There is swashing, and also buckling. There are adventures on horseback, on sailboats, in carriages, at fancy balls, in gardens, at teas. There are adventures with multiple different sets of soldiers in the Napoleonic Wars. The swords, the muskets, the barrels of powder, and the written-out sound effects are copious. So there are many of you for whom this is going to be exactly your sort of rollicking adventure. If you have ever thought, “The biffs, bams, and pows of ’60s era Batman: if only they were attached to a young woman in the British Regency!”, then your long nightmare of waiting is over and this is the graphic novel for you.
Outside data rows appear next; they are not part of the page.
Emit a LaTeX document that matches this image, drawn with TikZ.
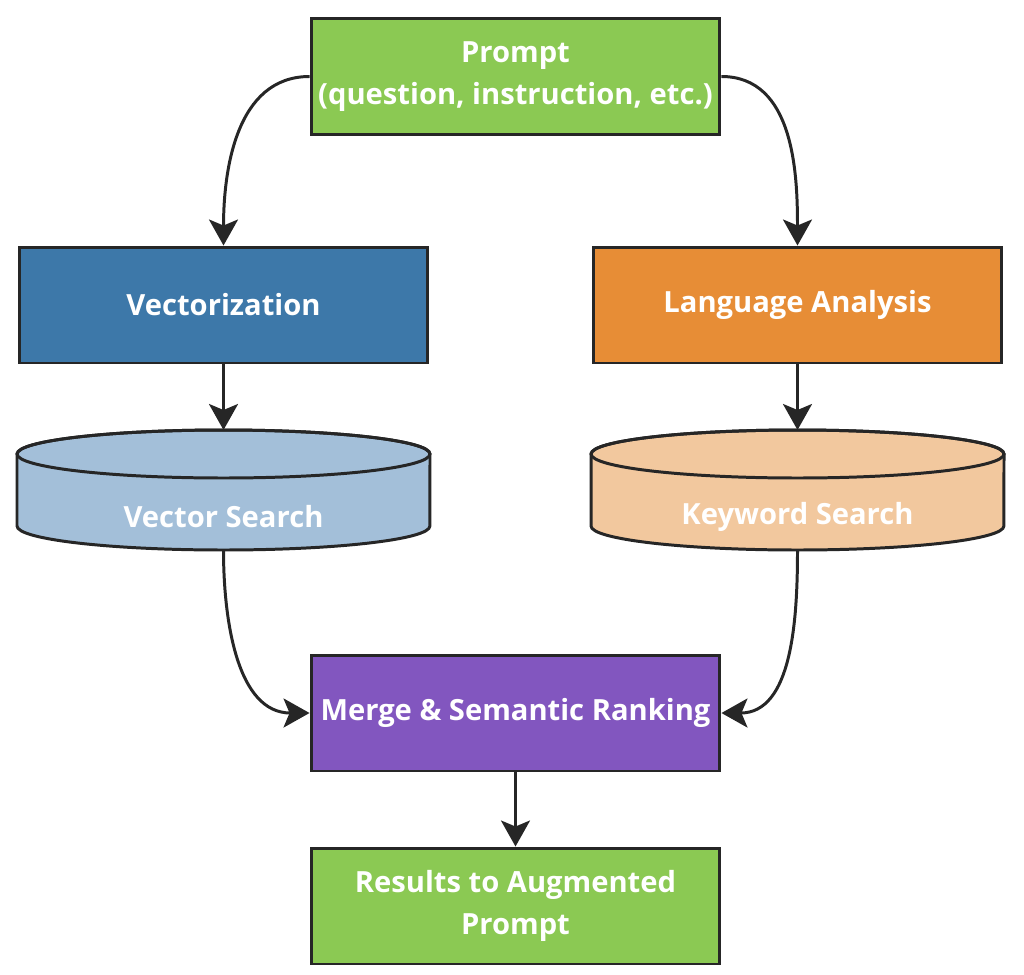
\documentclass[tikz,border=0pt]{standalone}
\usepackage{fontspec}
\setmainfont{Open Sans}
\usetikzlibrary{arrows.meta,positioning,calc}
\usepackage{xcolor}

\definecolor{promptgreen}{HTML}{8BC953}
\definecolor{vecblue}{HTML}{3D78A9}
\definecolor{langorange}{HTML}{E78D36}
\definecolor{vecsearch}{HTML}{A3BFD9}
\definecolor{keysearch}{HTML}{F2C89E}
\definecolor{mergepurple}{HTML}{8256BF}
\definecolor{edgegray}{HTML}{262626}

\begin{document}
\begin{tikzpicture}[x=0.02cm, y=-0.02cm,
    box/.style={draw=edgegray, line width=1.7pt, minimum width=8.18cm, minimum height=2.32cm,
                align=center, text=white, font=\fontsize{16.6}{23.5}\selectfont\bfseries},
    dbtext/.style={text=white, font=\fontsize{16.6}{23.5}\selectfont\bfseries},
    db/.style={draw=edgegray, line width=1.7pt},
    link/.style={draw=edgegray, line width=1.7pt, -{Stealth[length=0.52cm, width=0.58cm, inset=0.12cm]}}]
    \useasboundingbox (0,0) rectangle (1024,974);

    % Boxes
    \node[box, fill=promptgreen] (prompt) at (515.5,76.5) {Prompt\\(question, instruction, etc.)};
    \node[box, fill=vecblue] (vectorize) at (223.5,305) {Vectorization};
    \node[box, fill=langorange] (language) at (797.5,305) {Language Analysis};
    \node[box, fill=mergepurple] (merge) at (515.5,713) {Merge \& Semantic Ranking};
    \node[box, fill=promptgreen] (results) at (515.5,906) {Results to Augmented\\Prompt};

    % Search stores
    \foreach \cx/\col in {223.5/vecsearch, 797.5/keysearch} {
        \filldraw[db, fill=\col] (\cx-206.5,454) -- (\cx-206.5,526)
            arc (180:360:4.13cm and 0.48cm) -- (\cx+206.5,454)
            arc (0:180:4.13cm and 0.48cm) -- cycle;
        \draw[db] (\cx,454) ellipse [x radius=4.13cm, y radius=0.48cm];
    }
    \node[dbtext] (vsearch) at (223.5,517) {Vector Search};
    \node[dbtext] (ksearch) at (797.5,517) {Keyword Search};
    \coordinate (vtop) at (223.5,430);
    \coordinate (vbot) at (223.5,550);
    \coordinate (ktop) at (797.5,430);
    \coordinate (kbot) at (797.5,550);

    % Connectors
    \draw[link] (prompt.west) to[out=180, in=90] (vectorize.north);
    \draw[link] (prompt.east) to[out=0, in=90] (language.north);
    \draw[link] (vectorize.south) -- (vtop);
    \draw[link] (language.south) -- (ktop);
    \draw[link] (vbot) to[out=-90, in=180] (merge.west);
    \draw[link] (kbot) to[out=-90, in=0] (merge.east);
    \draw[link] (merge.south) -- (results.north);
\end{tikzpicture}
\end{document}
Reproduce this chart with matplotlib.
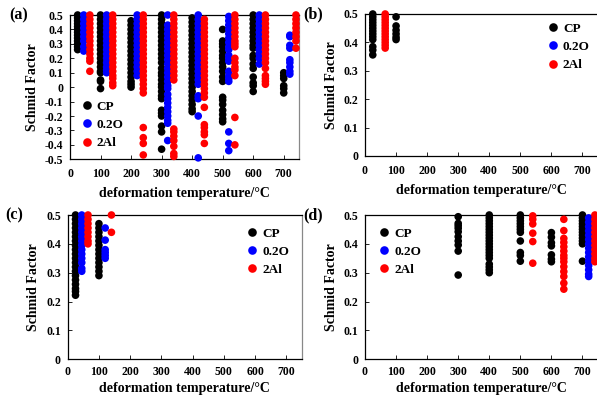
import matplotlib
matplotlib.use("Agg")
import matplotlib.pyplot as plt
from matplotlib.lines import Line2D

plt.rcParams['font.family'] = ['Liberation Serif', 'DejaVu Serif']
plt.rcParams['font.weight'] = 'bold'

labels = ["CP", "0.2O", "2Al"]
colors = ["#000000", "#0000FF", "#FF0000"]

# ---------------- panel (a) ----------------
a_cp_T = [25, 100, 200, 300, 400, 500, 600, 700]
a_cp_V = [
    [0.50, 0.48, 0.46, 0.44, 0.42, 0.40, 0.38, 0.36, 0.34, 0.32, 0.30, 0.28, 0.26],
    [0.50, 0.47, 0.44, 0.41, 0.38, 0.35, 0.32, 0.29, 0.26, 0.23, 0.20, 0.17, 0.14, 0.11, 0.10, 0.05, 0.04, -0.01],
    [0.46, 0.43, 0.40, 0.37, 0.34, 0.31, 0.28, 0.25, 0.22, 0.19, 0.16, 0.13, 0.10, 0.07, 0.04, 0.02, 0.00],
    [0.50, 0.47, 0.44, 0.41, 0.38, 0.35, 0.32, 0.29, 0.26, 0.23, 0.20, 0.17, 0.13, 0.10, 0.08, 0.05, 0.02, 0.00,
     -0.03, -0.06, -0.08, -0.16, -0.18, -0.20, -0.27, -0.31, -0.43],
    [0.48, 0.45, 0.42, 0.39, 0.36, 0.33, 0.30, 0.27, 0.24, 0.21, 0.18, 0.15, 0.12, 0.09, 0.06, 0.03, 0.00,
     -0.03, -0.06, -0.09, -0.12, -0.15, -0.17],
    [0.40, 0.32, 0.30, 0.28, 0.25, 0.22, 0.20, 0.17, 0.14, 0.11, 0.07, 0.04, -0.07, -0.09, -0.12, -0.16, -0.19, -0.22, -0.24],
    [0.50, 0.47, 0.44, 0.41, 0.38, 0.35, 0.32, 0.29, 0.27, 0.22, 0.20, 0.16, 0.13, 0.07, 0.03, 0.01, -0.03],
    [0.10, 0.08, 0.06, 0.01, -0.01, -0.04],
]
a_o_T = [45, 120, 220, 320, 420, 520, 620, 720]
a_o_V = [
    [0.50, 0.47, 0.44, 0.41, 0.38, 0.35, 0.32, 0.28, 0.25],
    [0.50, 0.47, 0.44, 0.41, 0.38, 0.35, 0.32, 0.29, 0.26, 0.23, 0.20, 0.17, 0.14, 0.12, 0.10],
    [0.50, 0.47, 0.44, 0.41, 0.38, 0.35, 0.32, 0.29, 0.26, 0.23, 0.20, 0.17, 0.14, 0.11, 0.08],
    [0.50, 0.43, 0.40, 0.37, 0.34, 0.31, 0.28, 0.25, 0.22, 0.19, 0.16, 0.13, 0.10, 0.07, 0.04, 0.01, -0.01,
     -0.05, -0.08, -0.11, -0.14, -0.17, -0.20, -0.23, -0.25, -0.37],
    [0.50, 0.47, 0.44, 0.41, 0.38, 0.35, 0.32, 0.29, 0.26, 0.23, 0.20, 0.17, 0.14, 0.11, 0.08, 0.05, 0.02,
     -0.06, -0.08, -0.20, -0.49],
    [0.49, 0.46, 0.43, 0.40, 0.37, 0.34, 0.31, 0.28, 0.26, 0.22, 0.20, 0.18, 0.11, 0.08, 0.06, 0.04, -0.31, -0.39, -0.44],
    [0.50, 0.47, 0.44, 0.41, 0.38, 0.35, 0.32, 0.29, 0.26, 0.23, 0.20, 0.16],
    [0.36, 0.35, 0.29, 0.27, 0.19, 0.17, 0.14, 0.11, 0.09],
]
a_al_T = [65, 140, 240, 340, 440, 540, 640, 740]
a_al_V = [
    [0.50, 0.47, 0.44, 0.41, 0.38, 0.35, 0.32, 0.29, 0.26, 0.23, 0.20, 0.18, 0.11],
    [0.50, 0.47, 0.44, 0.41, 0.38, 0.35, 0.32, 0.29, 0.26, 0.23, 0.20, 0.17, 0.14, 0.11, 0.08, 0.06, 0.03, 0.01],
    [0.50, 0.47, 0.44, 0.41, 0.38, 0.35, 0.32, 0.29, 0.26, 0.23, 0.20, 0.17, 0.14, 0.11, 0.08, 0.05, 0.02,
     -0.01, -0.04, -0.28, -0.35, -0.39, -0.47],
    [0.50, 0.47, 0.44, 0.41, 0.38, 0.35, 0.32, 0.29, 0.26, 0.23, 0.20, 0.17, 0.14, 0.11, 0.08, 0.05,
     -0.29, -0.31, -0.34, -0.37, -0.41, -0.46, -0.48],
    [0.47, 0.44, 0.41, 0.38, 0.35, 0.32, 0.29, 0.26, 0.23, 0.20, 0.17, 0.14, 0.11, 0.08, 0.05, 0.02, -0.01,
     -0.04, -0.07, -0.14, -0.26, -0.28, -0.31, -0.33, -0.39],
    [0.50, 0.47, 0.44, 0.41, 0.38, 0.35, 0.32, 0.30, 0.28, 0.20, 0.17, 0.14, 0.12, 0.08, -0.21, -0.40],
    [0.50, 0.47, 0.44, 0.41, 0.38, 0.35, 0.32, 0.29, 0.26, 0.23, 0.20, 0.17, 0.13, 0.08, 0.06, 0.04, 0.02],
    [0.50, 0.47, 0.44, 0.41, 0.38, 0.35, 0.32, 0.27],
]

# ---------------- panel (b) ----------------
b_cp_T = [25, 100]
b_cp_V = [
    [0.50, 0.49, 0.48, 0.47, 0.46, 0.45, 0.44, 0.43, 0.42, 0.41, 0.385, 0.373, 0.356],
    [0.49, 0.458, 0.443, 0.43, 0.418, 0.41],
]
b_o_T = []
b_o_V = []
b_al_T = [65]
b_al_V = [
    [0.50, 0.49, 0.48, 0.47, 0.46, 0.45, 0.44, 0.43, 0.42, 0.41, 0.40, 0.39, 0.38],
]

# ---------------- panel (c) ----------------
c_cp_T = [25, 100]
c_cp_V = [
    [0.50, 0.485, 0.47, 0.455, 0.44, 0.425, 0.41, 0.395, 0.38, 0.365, 0.35, 0.335, 0.32, 0.305, 0.29,
     0.275, 0.26, 0.245, 0.235, 0.222],
    [0.47, 0.455, 0.44, 0.425, 0.41, 0.395, 0.38, 0.365, 0.35, 0.335, 0.32, 0.305, 0.29],
]
c_o_T = [45, 120]
c_o_V = [
    [0.50, 0.485, 0.47, 0.455, 0.44, 0.425, 0.41, 0.395, 0.38, 0.365, 0.35, 0.335, 0.315, 0.305],
    [0.455, 0.413, 0.38, 0.37, 0.36, 0.35],
]
c_al_T = [65, 140]
c_al_V = [
    [0.50, 0.485, 0.47, 0.455, 0.44, 0.425, 0.41, 0.40],
    [0.50, 0.44],
]

# ---------------- panel (d) ----------------
d_cp_T = [300, 400, 500, 600, 700]
d_cp_V = [
    [0.494, 0.471, 0.463, 0.454, 0.442, 0.425, 0.41, 0.396, 0.375, 0.292],
    [0.50, 0.49, 0.48, 0.47, 0.46, 0.45, 0.44, 0.43, 0.42, 0.41, 0.40, 0.39, 0.38, 0.37, 0.36, 0.35,
     0.33, 0.32, 0.31, 0.30],
    [0.50, 0.49, 0.48, 0.47, 0.46, 0.45, 0.44, 0.41, 0.37, 0.36, 0.34],
    [0.439, 0.423, 0.404, 0.393, 0.362, 0.347, 0.338],
    [0.50, 0.49, 0.48, 0.47, 0.46, 0.45, 0.44, 0.43, 0.42, 0.41, 0.40, 0.34],
]
d_o_T = [720]
d_o_V = [
    [0.49, 0.475, 0.46, 0.445, 0.43, 0.415, 0.40, 0.385, 0.37, 0.355, 0.34, 0.325, 0.31, 0.295, 0.287],
]
d_al_T = [540, 640, 740]
d_al_V = [
    [0.497, 0.485, 0.469, 0.437, 0.408, 0.333],
    [0.485, 0.446, 0.419, 0.405, 0.39, 0.375, 0.36, 0.35, 0.338, 0.321, 0.304, 0.287, 0.264, 0.243],
    [0.50, 0.485, 0.47, 0.455, 0.44, 0.425, 0.41, 0.395, 0.38, 0.365, 0.35, 0.338],
]

W, H = 597, 396
fig = plt.figure(figsize=(W / 100, H / 100), dpi=100)


def px_axes(left, top, right, bottom):
    return fig.add_axes([left / W, 1 - bottom / H, (right - left) / W, (bottom - top) / H])


panels = [
    dict(rect=(70, 15, 299, 159.3), tag="(a)", ylim=(-0.5, 0.5), yticks=[-0.5 + 0.1 * i for i in range(11)],
         data=[(a_cp_T, a_cp_V), (a_o_T, a_o_V), (a_al_T, a_al_V)], leg=(0.045, 0.238), xpad=6.5, lpad=5),
    dict(rect=(365, 14, 598, 156), tag="(b)", ylim=(0, 0.5), yticks=[0, 0.1, 0.2, 0.3, 0.4, 0.5],
         data=[(b_cp_T, b_cp_V), (b_o_T, b_o_V), (b_al_T, b_al_V)], leg=(0.7785, 0.768), xpad=6.5, lpad=5),
    dict(rect=(67.7, 215, 302, 359.3), tag="(c)", ylim=(0, 0.5), yticks=[0, 0.1, 0.2, 0.3, 0.4, 0.5],
         data=[(c_cp_T, c_cp_V), (c_o_T, c_o_V), (c_al_T, c_al_V)], leg=(0.76, 0.746), xpad=5, lpad=2.5),
    dict(rect=(365, 215, 598, 359.3), tag="(d)", ylim=(0, 0.5), yticks=[0, 0.1, 0.2, 0.3, 0.4, 0.5],
         data=[(d_cp_T, d_cp_V), (d_o_T, d_o_V), (d_al_T, d_al_V)], leg=(0.0545, 0.746), xpad=5, lpad=2.5),
]


def fmt(v):
    v = round(v, 1)
    if abs(v) < 1e-9:
        return "0"
    return ("%.1f" % v)


for p in panels:
    ax = px_axes(*p["rect"])
    for (Ts, Vs), lab, col in zip(p["data"], labels, colors):
        xs, ys = [], []
        for t, vals in zip(Ts, Vs):
            xs += [t] * len(vals)
            ys += vals
        if xs:
            ax.scatter(xs, ys, s=30, color=col, edgecolors="none", clip_on=False, zorder=3)
    ax.set_xlim(0, 750)
    ax.set_ylim(*p["ylim"])
    ax.set_xticks([0, 100, 200, 300, 400, 500, 600, 700])
    ax.set_yticks(p["yticks"])
    ax.set_yticklabels([fmt(v) for v in p["yticks"]])
    ax.tick_params(direction="in", length=3, width=0.6, labelsize=8.5, pad=5)
    ax.tick_params(axis="x", pad=p["xpad"])
    for s in ax.spines.values():
        s.set_linewidth(0.9)
    ax.spines["right"].set_color("#888888")
    for lbl in ax.get_xticklabels() + ax.get_yticklabels():
        lbl.set_fontweight("bold")
    ax.set_xlabel("deformation temperature/\u00b0C", fontsize=10, fontweight="bold", labelpad=p["lpad"])
    ax.set_ylabel("Schmid Factor", fontsize=10, fontweight="bold", labelpad=4)
    ax.text(-0.265, 1.0, p["tag"], transform=ax.transAxes, fontsize=11.5, fontweight="bold",
            ha="left", va="center")
    handles = [Line2D([], [], linestyle="none", marker="o", markersize=6.2, color=c,
                      markeredgewidth=0) for c in colors]
    ax.legend(handles, labels, loc="center left", bbox_to_anchor=p["leg"], frameon=False,
              handletextpad=0.25, labelspacing=0.45, handlelength=1.0, borderpad=0.0,
              borderaxespad=0.0, prop={"weight": "bold", "size": 9.5})

fig.savefig("out.png", dpi=100)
Those of you for whom it maybe isn’t: the ones who care about the social mores of British society during the Napoleonic Wars. In the author’s note, Tony Cliff says that despite his best efforts there will inevitably be some conflict with the astute reader’s knowledge: boy howdy. And then he invites readers to help him with his research: um. This is a complete cop-out, basically, because when it comes to social mores he pretty clearly does not care. When can you, as an unmarried woman of good family, go introduce yourself to random other people of good family? How does that work in the Regency? Hahaha Tony Cliff patently does not care–I cannot imagine that a reader saying, “That’s not how it worked, actually,” would have gotten anywhere with the plot he had contrived. It looks very much like he wanted to write a rollicking adventure with a very modern heroine who does not care either. And if you, the reader, care–if you cannot un-know the things you know about the social interactions of the time–if you cannot set them aside to go biff, bam, and pow–this is probably not the graphic novel for you, swashing and buckling though it may have.